I’m not sure I agree with your distinction between torture as policy vs. torture as an abuse of policy. But even accepting this, it’s not clear that what happened at Abu Ghraib wasn’t authorized by Cheney or perhaps even Bush. The memos that permit torture pre-date the Abu Ghraib photos and torture, which makes it easy to take the logical jump that these soldiers were complying with what was US policy at the time.
The reason torture as policy shouldn’t be left to the political process is two fold. First in places like Cambodia where the Khmer Rouge used it systematically to eradicate an entire class of its citizens, the political system obviously didn’t work, and that country is still rebounding from the effects of the policy. Second, in places like the US where we are signers of the Geneva Conventions, where things like waterboarding are against US law, there is no doubt in my mind that this is not just a political question. Simply because the US makes a policy decision, doesn’t mean it’s a political issue. There are rule of law issues–both domestic and international–and those need to be investigated and possibly tried in order for the US to maintain legitimacy in the Western world and be held accountable like many other nations.
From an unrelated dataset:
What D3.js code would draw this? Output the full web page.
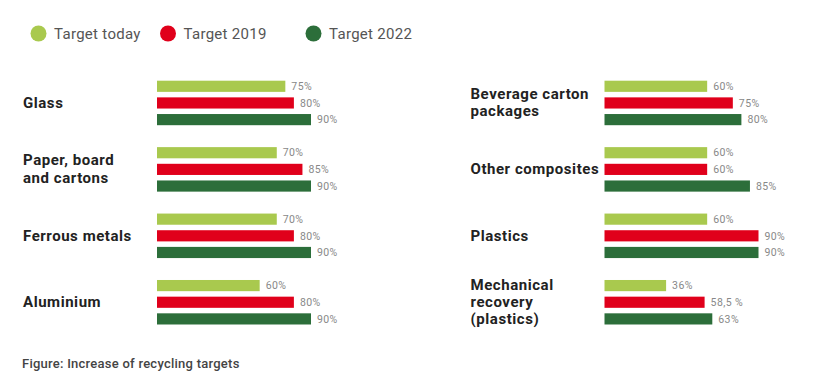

What aren’t you covering graduation week? Why don’t you have someone covering the 3L grad week events?
Why haven’t you put up a post regarding anything related to the law school in its most important week of the year?
Oh wait, I just remembered, you are only here when it’s time to bitch.
Apparently “what are you doing” hasn’t figured out that this blog is not a GW law newspaper reporting current events. Why would any of the writers be paying attention to the graduation festivities when none of the writers on the blog are graduating? I believe that blog’s description reads “a mini mall of our law school thoughts.” While this phrase is far from unambiguous, I’m pretty sure that it is safe to assume that covering law school group activities is not necessarily a subset of the blog members’ thoughts. If you want graduation reporting why didn’t you submit a guest post, post activities on your own blog, or contact note bene, the actual publication of record for law school activities?
And the contributors, despite their numerous attempts, have been unable to procure any regular 3L or 1L contributors.